BigEd wrote:
I'm sure visual6502 is right. As a quick check, we know that
RTS takes 6 cycles, and that's what happens here.
So, we might ask what happens in each cycle?
Here's a quick simulation showing a bit more detail:
Cycle 1: fetch RTS - the CPU can't do anything else as it hasn't seen the instruction
Cycle 2: fetch possible operand, as it always does, and must, because it hasn't had time to decode the instruction. But it does send SP to the ALU, and also to the address bus
Cycle 3: SP to address bus, read the empty byte below the stack, not useful but it has to do something. ALU performs the increment for the next cycle
Cycle 4: SP+1 to address bus, reading PC-1 low byte, will be directed to ALU. ALU performs another increment
Cycle 5: SP+2 to address bus from the ALU, also updates the value of SP. ALU performs a NOP with PC-1 low byte, PC-1 high byte is read
Cycle 6: PC is updated with PC-1, new PC sent to address bus, byte before destination is read because something has to happen, PC will be incremented as usual
Cycle 1: fetch next opcode as per usual
Looking back through history to the 6800, we see it's one cycle quicker on RTS because the PC value is read from the stack already incremented. But the
JSR takes 8 or even 9 cycles, so overall the 6502 is an improvement.
Well, there are several instructions that takes more cycles than the number of separate address bus accesses, so 6 cycles didn't mean that it had to do all this. INY for example takes two cycles, but it only reads the opcode, nothing else happens on the address bus.
As you say, the ALU gets SP already in cycle 2. It is somewhat strange that they did not choose to increase the SP already there. My guess is that they reuse the hardware, and as you said, there is no separate register storage, so it was probably done that way for improved density.

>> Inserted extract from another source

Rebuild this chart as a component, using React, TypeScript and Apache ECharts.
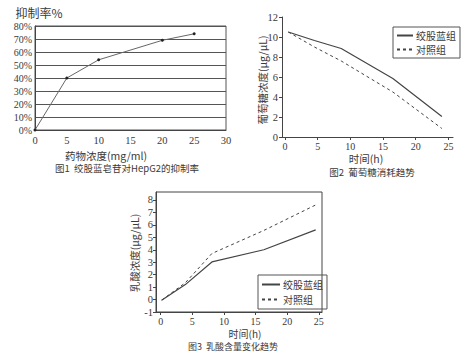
import React, { useEffect, useRef } from "react";
import * as echarts from "echarts";

// Figure 1: inhibition rate vs drug concentration
const fig1X = [0, 5, 10, 20, 25];
const fig1Y = [0, 40, 54, 69, 74];
const fig1XTicks = [0, 5, 10, 15, 20, 25, 30];

// Figure 2: glucose consumption
const fig2X = [0.5, 4.5, 8.6, 16.5, 24];
const fig2Treat = [10.5, 9.65, 8.85, 5.85, 2.05];
const fig2Ctrl = [10.5, 9.0, 7.6, 4.5, 0.85];
const fig2XTicks = [0, 5, 10, 15, 20, 25];
const fig2YTicks = [0, 2, 4, 6, 8, 10, 12];

// Figure 3: lactate content
const fig3X = [0.15, 3.9, 8.1, 16.3, 24.5];
const fig3Treat = [-0.05, 1.2, 3.02, 4.0, 5.6];
const fig3Ctrl = [-0.05, 1.35, 3.7, 5.55, 7.6];
const fig3XTicks = [0, 5, 10, 15, 20, 25];
const fig3YTicks = [-1, 0, 1, 2, 3, 4, 5, 6, 7, 8];

const seriesNames = ["绞股蓝组", "对照组"];

const SERIF = "'Liberation Serif', 'DejaVu Serif', serif";
const CJK = "'Noto Sans CJK SC', sans-serif";
const INK = "#3a3a3a";

export default function App() {
  const ref = useRef<HTMLDivElement>(null);
  useEffect(() => {
    if (!ref.current) return;
    const chart = echarts.init(ref.current, undefined, { renderer: "svg" });
    const pair = (xs: number[], ys: number[]) => xs.map((x, i) => [x, ys[i]]);
    const numLabel = (size: number, margin: number) => ({
      color: INK,
      fontFamily: SERIF,
      fontSize: size,
      margin,
    });
    const txt = (text: string, x: number, y: number, size: number, extra: any = {}) => ({
      type: "text",
      x,
      y,
      rotation: extra.rotation || 0,
      style: {
        text,
        fill: INK,
        font: `${size}px ${CJK}`,
        lineHeight: size + 1,
        textAlign: "center",
        textVerticalAlign: "middle",
      },
    });
    const legendBase = {
      data: seriesNames,
      orient: "vertical",
      borderColor: "#555",
      borderWidth: 1,
      selectedMode: false,
      itemStyle: { opacity: 0 },
      textStyle: { fontFamily: CJK, fontSize: 10, lineHeight: 11, color: INK, padding: [0, 0, 0, -2] },
    };
    chart.setOption({
      animation: false,
      backgroundColor: "#ffffff",
      grid: [
        { left: 35, top: 26, width: 191, height: 104, show: true, borderColor: "#555", borderWidth: 1, containLabel: false },
        { left: 282, top: 17, width: 171, height: 120, containLabel: false },
        { left: 156, top: 192, width: 166, height: 120, show: true, borderColor: "#444", borderWidth: 1, containLabel: false },
      ],
      xAxis: [
        {
          gridIndex: 0, type: "value", min: 0, max: 30, interval: 5,
          axisLine: { show: true, lineStyle: { color: "#444" } },
          axisTick: { show: false },
          splitLine: { show: false },
          axisLabel: { ...numLabel(10.5, 5), customValues: fig1XTicks },
        },
        {
          gridIndex: 1, type: "value", min: -0.46, max: 25.7,
          axisLine: { show: true, onZero: false, lineStyle: { color: "#444" } },
          axisTick: { show: true, length: 3, customValues: fig2XTicks, lineStyle: { color: "#444" } },
          splitLine: { show: false },
          axisLabel: { ...numLabel(10, 4), customValues: fig2XTicks },
        },
        {
          gridIndex: 2, type: "value", min: -0.74, max: 25.5,
          axisLine: { show: true, onZero: false, lineStyle: { color: "#444" } },
          axisTick: { show: true, length: 3, customValues: fig3XTicks, lineStyle: { color: "#444" } },
          splitLine: { show: false },
          axisLabel: { ...numLabel(10, 4), customValues: fig3XTicks },
        },
      ],
      yAxis: [
        {
          gridIndex: 0, type: "value", min: 0, max: 80, interval: 10,
          axisLine: { show: true, lineStyle: { color: "#444" } },
          axisTick: { show: false },
          splitLine: { show: true, lineStyle: { color: "#555", width: 1 } },
          axisLabel: { ...numLabel(10, 3), formatter: "{value}%" },
        },
        {
          gridIndex: 1, type: "value", min: 0, max: 12,
          axisLine: { show: true, onZero: false, lineStyle: { color: "#444" } },
          axisTick: { show: true, length: 3, customValues: fig2YTicks, lineStyle: { color: "#444" } },
          splitLine: { show: false },
          axisLabel: { ...numLabel(10.5, 4), customValues: fig2YTicks },
        },
        {
          gridIndex: 2, type: "value", min: -1, max: 8.64,
          axisLine: { show: true, onZero: false, lineStyle: { color: "#444" } },
          axisTick: { show: true, length: 3, customValues: fig3YTicks, lineStyle: { color: "#444" } },
          splitLine: { show: false },
          axisLabel: { ...numLabel(10.5, 3), customValues: fig3YTicks },
        },
      ],
      legend: [
        {
          ...legendBase, left: 393, top: 27,
          padding: [3, 4, 3, 3], itemGap: 3, itemWidth: 16, itemHeight: 8,
        },
        {
          ...legendBase, left: 258, top: 275,
          padding: [4, 4, 4, 3], itemGap: 4, itemWidth: 18, itemHeight: 8,
        },
      ],
      series: [
        {
          name: "抑制率", type: "line", xAxisIndex: 0, yAxisIndex: 0,
          data: pair(fig1X, fig1Y), smooth: false,
          symbol: "circle", symbolSize: 3,
          itemStyle: { color: "#222" },
          lineStyle: { color: "#666", width: 1 },
        },
        {
          name: seriesNames[0], type: "line", xAxisIndex: 1, yAxisIndex: 1,
          data: pair(fig2X, fig2Treat), symbol: "none",
          itemStyle: { color: "#444" },
          lineStyle: { color: "#444", width: 1.2, type: "solid" },
        },
        {
          name: seriesNames[1], type: "line", xAxisIndex: 1, yAxisIndex: 1,
          data: pair(fig2X, fig2Ctrl), symbol: "none",
          itemStyle: { color: "#444" },
          lineStyle: { color: "#444", width: 1, type: [3, 3] },
        },
        {
          name: seriesNames[0], type: "line", xAxisIndex: 2, yAxisIndex: 2,
          data: pair(fig3X, fig3Treat), symbol: "none",
          itemStyle: { color: "#444" },
          lineStyle: { color: "#444", width: 1.2, type: "solid" },
        },
        {
          name: seriesNames[1], type: "line", xAxisIndex: 2, yAxisIndex: 2,
          data: pair(fig3X, fig3Ctrl), symbol: "none",
          itemStyle: { color: "#444" },
          lineStyle: { color: "#444", width: 1, type: [3, 3] },
        },
      ],
      graphic: [
        txt("抑制率%", 39, 12, 12),
        txt("药物浓度(mg/ml)", 106, 155, 10.5),
        txt("图1  绞股蓝皂苷对HepG2的抑制率", 127, 168, 9.5),
        txt("葡萄糖浓度(μg/μL)", 262, 80, 10.5, { rotation: Math.PI / 2 }),
        txt("时间(h)", 366, 158, 10.5),
        txt("图2  葡萄糖消耗趋势", 372, 172, 9.5),
        txt("乳酸浓度(μg/μL)", 134, 253, 10.5, { rotation: Math.PI / 2 }),
        txt("时间(h)", 245, 333, 10),
        txt("图3  乳酸含量变化趋势", 233, 346, 9),
      ],
    });
    return () => chart.dispose();
  }, []);
  return (
    <div
      ref={ref}
      style={{ position: "fixed", left: 0, top: 0, width: 471, height: 357, background: "#fff" }}
    />
  );
}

In cycle 3, the SP gets to the address bus. In effect it is using the address bus as a register to circumvent the need for a separate register. Therefore it takes one extra cycle to add 1 to the address bus.
For cycle 6, the stored PC-1 is used as new PC. I don't understand why they need to do this, because apparently the opcode at PC-1 is read (it appears on the databus). And why would JSR be longer if PC was stored instead of PC-1?